Written instruction:
Restate the listing below word for word, omitting any images.

Data provided:
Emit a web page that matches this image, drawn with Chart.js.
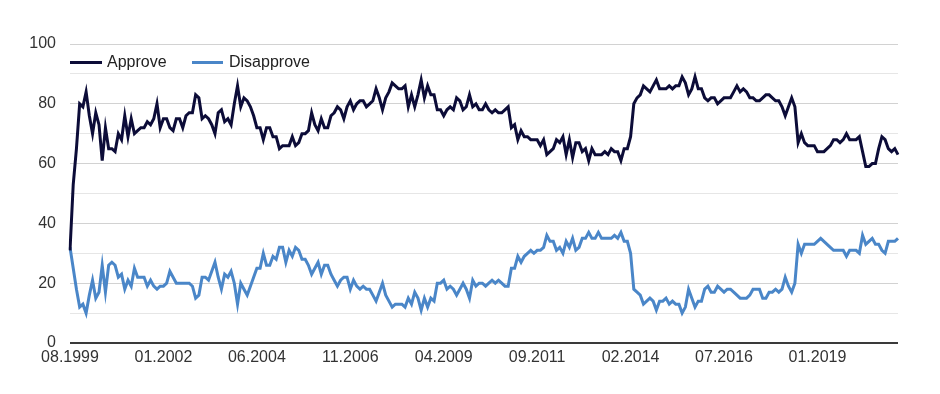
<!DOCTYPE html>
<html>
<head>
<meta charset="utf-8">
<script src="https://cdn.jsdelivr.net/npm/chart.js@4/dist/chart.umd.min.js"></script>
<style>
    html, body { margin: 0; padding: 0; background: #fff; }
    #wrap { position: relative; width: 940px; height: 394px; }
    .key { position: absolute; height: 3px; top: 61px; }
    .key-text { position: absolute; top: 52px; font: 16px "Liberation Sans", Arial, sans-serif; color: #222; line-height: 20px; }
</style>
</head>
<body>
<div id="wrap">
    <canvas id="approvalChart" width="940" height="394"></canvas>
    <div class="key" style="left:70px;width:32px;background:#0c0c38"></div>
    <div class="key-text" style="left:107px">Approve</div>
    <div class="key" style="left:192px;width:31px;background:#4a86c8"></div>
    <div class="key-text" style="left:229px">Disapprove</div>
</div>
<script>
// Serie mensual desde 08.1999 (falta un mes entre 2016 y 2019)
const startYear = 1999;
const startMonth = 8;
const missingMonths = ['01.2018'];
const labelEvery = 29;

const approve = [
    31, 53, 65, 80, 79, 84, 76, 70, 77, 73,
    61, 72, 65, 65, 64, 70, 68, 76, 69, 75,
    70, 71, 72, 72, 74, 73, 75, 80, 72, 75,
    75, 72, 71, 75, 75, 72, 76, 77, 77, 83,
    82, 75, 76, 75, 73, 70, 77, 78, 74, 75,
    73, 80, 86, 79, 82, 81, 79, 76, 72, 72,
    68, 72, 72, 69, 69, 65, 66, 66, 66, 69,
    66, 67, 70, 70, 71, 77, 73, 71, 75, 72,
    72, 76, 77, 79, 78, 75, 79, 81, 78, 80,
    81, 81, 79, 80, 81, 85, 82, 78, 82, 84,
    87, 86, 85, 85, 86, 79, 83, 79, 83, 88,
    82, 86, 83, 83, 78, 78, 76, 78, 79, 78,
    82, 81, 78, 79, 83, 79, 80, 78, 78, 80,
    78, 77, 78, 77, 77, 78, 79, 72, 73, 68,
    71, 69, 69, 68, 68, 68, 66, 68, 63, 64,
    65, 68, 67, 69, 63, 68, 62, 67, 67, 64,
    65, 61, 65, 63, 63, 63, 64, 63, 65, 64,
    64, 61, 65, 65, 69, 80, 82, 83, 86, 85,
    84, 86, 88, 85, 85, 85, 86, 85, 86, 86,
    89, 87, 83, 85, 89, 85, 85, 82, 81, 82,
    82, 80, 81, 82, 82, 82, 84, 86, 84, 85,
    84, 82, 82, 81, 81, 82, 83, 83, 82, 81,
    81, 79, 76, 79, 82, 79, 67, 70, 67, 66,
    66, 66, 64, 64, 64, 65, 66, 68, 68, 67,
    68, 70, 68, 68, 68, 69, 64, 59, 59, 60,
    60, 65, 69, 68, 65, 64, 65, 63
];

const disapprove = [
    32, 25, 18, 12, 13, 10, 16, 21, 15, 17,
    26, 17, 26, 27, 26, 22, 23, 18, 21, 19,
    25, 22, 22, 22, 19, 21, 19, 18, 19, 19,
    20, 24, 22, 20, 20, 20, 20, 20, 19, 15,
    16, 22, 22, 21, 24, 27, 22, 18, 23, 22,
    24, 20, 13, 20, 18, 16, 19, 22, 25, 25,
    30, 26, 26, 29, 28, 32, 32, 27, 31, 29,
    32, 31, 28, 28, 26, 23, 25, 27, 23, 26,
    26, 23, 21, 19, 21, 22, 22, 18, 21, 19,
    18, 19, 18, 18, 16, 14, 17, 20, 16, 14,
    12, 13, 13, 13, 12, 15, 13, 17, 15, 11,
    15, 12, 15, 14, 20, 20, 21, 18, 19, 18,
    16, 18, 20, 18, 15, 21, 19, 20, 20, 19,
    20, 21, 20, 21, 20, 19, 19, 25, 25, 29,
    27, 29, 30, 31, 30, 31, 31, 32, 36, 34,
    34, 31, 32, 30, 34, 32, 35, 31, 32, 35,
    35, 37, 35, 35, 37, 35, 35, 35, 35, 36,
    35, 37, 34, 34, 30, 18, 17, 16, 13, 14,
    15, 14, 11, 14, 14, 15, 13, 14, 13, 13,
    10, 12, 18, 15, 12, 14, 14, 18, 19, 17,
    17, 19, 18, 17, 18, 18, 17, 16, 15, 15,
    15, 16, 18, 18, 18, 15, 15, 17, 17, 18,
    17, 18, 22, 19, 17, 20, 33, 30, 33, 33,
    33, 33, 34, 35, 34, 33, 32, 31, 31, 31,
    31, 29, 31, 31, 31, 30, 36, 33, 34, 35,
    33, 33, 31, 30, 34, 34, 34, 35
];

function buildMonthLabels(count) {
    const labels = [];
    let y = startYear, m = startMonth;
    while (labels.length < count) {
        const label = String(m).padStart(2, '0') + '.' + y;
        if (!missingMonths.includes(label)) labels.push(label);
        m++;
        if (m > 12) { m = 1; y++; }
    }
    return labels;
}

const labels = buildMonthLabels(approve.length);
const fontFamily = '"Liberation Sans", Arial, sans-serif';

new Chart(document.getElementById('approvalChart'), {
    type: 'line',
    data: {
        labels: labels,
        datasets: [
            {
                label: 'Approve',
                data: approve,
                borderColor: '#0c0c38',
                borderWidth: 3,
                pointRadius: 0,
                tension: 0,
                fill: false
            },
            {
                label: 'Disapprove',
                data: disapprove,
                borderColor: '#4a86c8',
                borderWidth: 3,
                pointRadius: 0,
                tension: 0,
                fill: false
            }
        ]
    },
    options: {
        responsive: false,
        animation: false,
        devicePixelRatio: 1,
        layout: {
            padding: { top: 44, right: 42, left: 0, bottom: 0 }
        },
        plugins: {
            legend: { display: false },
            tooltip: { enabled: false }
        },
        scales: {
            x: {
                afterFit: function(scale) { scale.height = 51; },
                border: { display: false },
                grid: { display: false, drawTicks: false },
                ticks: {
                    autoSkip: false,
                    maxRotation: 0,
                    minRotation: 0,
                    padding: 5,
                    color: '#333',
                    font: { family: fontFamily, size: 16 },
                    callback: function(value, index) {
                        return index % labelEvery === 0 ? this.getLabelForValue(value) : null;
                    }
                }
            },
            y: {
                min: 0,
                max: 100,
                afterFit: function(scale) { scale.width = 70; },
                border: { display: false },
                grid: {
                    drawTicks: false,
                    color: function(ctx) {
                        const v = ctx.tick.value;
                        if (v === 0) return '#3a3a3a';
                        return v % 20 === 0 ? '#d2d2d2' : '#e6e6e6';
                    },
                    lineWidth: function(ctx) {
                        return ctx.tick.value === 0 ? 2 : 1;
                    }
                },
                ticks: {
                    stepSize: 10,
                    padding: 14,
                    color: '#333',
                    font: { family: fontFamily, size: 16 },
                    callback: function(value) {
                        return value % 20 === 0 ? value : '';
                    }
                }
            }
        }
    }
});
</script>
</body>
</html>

Result of the task:
Emit a web page that matches this image, drawn with Chart.js.
<!DOCTYPE html>
<html>
<head>
<meta charset="utf-8">
<script src="https://cdn.jsdelivr.net/npm/chart.js@4/dist/chart.umd.min.js"></script>
<style>
    html, body { margin: 0; padding: 0; background: #fff; }
    #wrap { position: relative; width: 940px; height: 394px; }
    .key { position: absolute; height: 3px; top: 61px; }
    .key-text { position: absolute; top: 52px; font: 16px "Liberation Sans", Arial, sans-serif; color: #222; line-height: 20px; }
</style>
</head>
<body>
<div id="wrap">
    <canvas id="approvalChart" width="940" height="394"></canvas>
    <div class="key" style="left:70px;width:32px;background:#0c0c38"></div>
    <div class="key-text" style="left:107px">Approve</div>
    <div class="key" style="left:192px;width:31px;background:#4a86c8"></div>
    <div class="key-text" style="left:229px">Disapprove</div>
</div>
<script>
// Serie mensual desde 08.1999 (falta un mes entre 2016 y 2019)
const startYear = 1999;
const startMonth = 8;
const missingMonths = ['01.2018'];
const labelEvery = 29;

const approve = [
    31, 53, 65, 80, 79, 84, 76, 70, 77, 73,
    61, 72, 65, 65, 64, 70, 68, 76, 69, 75,
    70, 71, 72, 72, 74, 73, 75, 80, 72, 75,
    75, 72, 71, 75, 75, 72, 76, 77, 77, 83,
    82, 75, 76, 75, 73, 70, 77, 78, 74, 75,
    73, 80, 86, 79, 82, 81, 79, 76, 72, 72,
    68, 72, 72, 69, 69, 65, 66, 66, 66, 69,
    66, 67, 70, 70, 71, 77, 73, 71, 75, 72,
    72, 76, 77, 79, 78, 75, 79, 81, 78, 80,
    81, 81, 79, 80, 81, 85, 82, 78, 82, 84,
    87, 86, 85, 85, 86, 79, 83, 79, 83, 88,
    82, 86, 83, 83, 78, 78, 76, 78, 79, 78,
    82, 81, 78, 79, 83, 79, 80, 78, 78, 80,
    78, 77, 78, 77, 77, 78, 79, 72, 73, 68,
    71, 69, 69, 68, 68, 68, 66, 68, 63, 64,
    65, 68, 67, 69, 63, 68, 62, 67, 67, 64,
    65, 61, 65, 63, 63, 63, 64, 63, 65, 64,
    64, 61, 65, 65, 69, 80, 82, 83, 86, 85,
    84, 86, 88, 85, 85, 85, 86, 85, 86, 86,
    89, 87, 83, 85, 89, 85, 85, 82, 81, 82,
    82, 80, 81, 82, 82, 82, 84, 86, 84, 85,
    84, 82, 82, 81, 81, 82, 83, 83, 82, 81,
    81, 79, 76, 79, 82, 79, 67, 70, 67, 66,
    66, 66, 64, 64, 64, 65, 66, 68, 68, 67,
    68, 70, 68, 68, 68, 69, 64, 59, 59, 60,
    60, 65, 69, 68, 65, 64, 65, 63
];

const disapprove = [
    32, 25, 18, 12, 13, 10, 16, 21, 15, 17,
    26, 17, 26, 27, 26, 22, 23, 18, 21, 19,
    25, 22, 22, 22, 19, 21, 19, 18, 19, 19,
    20, 24, 22, 20, 20, 20, 20, 20, 19, 15,
    16, 22, 22, 21, 24, 27, 22, 18, 23, 22,
    24, 20, 13, 20, 18, 16, 19, 22, 25, 25,
    30, 26, 26, 29, 28, 32, 32, 27, 31, 29,
    32, 31, 28, 28, 26, 23, 25, 27, 23, 26,
    26, 23, 21, 19, 21, 22, 22, 18, 21, 19,
    18, 19, 18, 18, 16, 14, 17, 20, 16, 14,
    12, 13, 13, 13, 12, 15, 13, 17, 15, 11,
    15, 12, 15, 14, 20, 20, 21, 18, 19, 18,
    16, 18, 20, 18, 15, 21, 19, 20, 20, 19,
    20, 21, 20, 21, 20, 19, 19, 25, 25, 29,
    27, 29, 30, 31, 30, 31, 31, 32, 36, 34,
    34, 31, 32, 30, 34, 32, 35, 31, 32, 35,
    35, 37, 35, 35, 37, 35, 35, 35, 35, 36,
    35, 37, 34, 34, 30, 18, 17, 16, 13, 14,
    15, 14, 11, 14, 14, 15, 13, 14, 13, 13,
    10, 12, 18, 15, 12, 14, 14, 18, 19, 17,
    17, 19, 18, 17, 18, 18, 17, 16, 15, 15,
    15, 16, 18, 18, 18, 15, 15, 17, 17, 18,
    17, 18, 22, 19, 17, 20, 33, 30, 33, 33,
    33, 33, 34, 35, 34, 33, 32, 31, 31, 31,
    31, 29, 31, 31, 31, 30, 36, 33, 34, 35,
    33, 33, 31, 30, 34, 34, 34, 35
];

function buildMonthLabels(count) {
    const labels = [];
    let y = startYear, m = startMonth;
    while (labels.length < count) {
        const label = String(m).padStart(2, '0') + '.' + y;
        if (!missingMonths.includes(label)) labels.push(label);
        m++;
        if (m > 12) { m = 1; y++; }
    }
    return labels;
}

const labels = buildMonthLabels(approve.length);
const fontFamily = '"Liberation Sans", Arial, sans-serif';

new Chart(document.getElementById('approvalChart'), {
    type: 'line',
    data: {
        labels: labels,
        datasets: [
            {
                label: 'Approve',
                data: approve,
                borderColor: '#0c0c38',
                borderWidth: 3,
                pointRadius: 0,
                tension: 0,
                fill: false
            },
            {
                label: 'Disapprove',
                data: disapprove,
                borderColor: '#4a86c8',
                borderWidth: 3,
                pointRadius: 0,
                tension: 0,
                fill: false
            }
        ]
    },
    options: {
        responsive: false,
        animation: false,
        devicePixelRatio: 1,
        layout: {
            padding: { top: 44, right: 42, left: 0, bottom: 0 }
        },
        plugins: {
            legend: { display: false },
            tooltip: { enabled: false }
        },
        scales: {
            x: {
                afterFit: function(scale) { scale.height = 51; },
                border: { display: false },
                grid: { display: false, drawTicks: false },
                ticks: {
                    autoSkip: false,
                    maxRotation: 0,
                    minRotation: 0,
                    padding: 5,
                    color: '#333',
                    font: { family: fontFamily, size: 16 },
                    callback: function(value, index) {
                        return index % labelEvery === 0 ? this.getLabelForValue(value) : null;
                    }
                }
            },
            y: {
                min: 0,
                max: 100,
                afterFit: function(scale) { scale.width = 70; },
                border: { display: false },
                grid: {
                    drawTicks: false,
                    color: function(ctx) {
                        const v = ctx.tick.value;
                        if (v === 0) return '#3a3a3a';
                        return v % 20 === 0 ? '#d2d2d2' : '#e6e6e6';
                    },
                    lineWidth: function(ctx) {
                        return ctx.tick.value === 0 ? 2 : 1;
                    }
                },
                ticks: {
                    stepSize: 10,
                    padding: 14,
                    color: '#333',
                    font: { family: fontFamily, size: 16 },
                    callback: function(value) {
                        return value % 20 === 0 ? value : '';
                    }
                }
            }
        }
    }
});
</script>
</body>
</html>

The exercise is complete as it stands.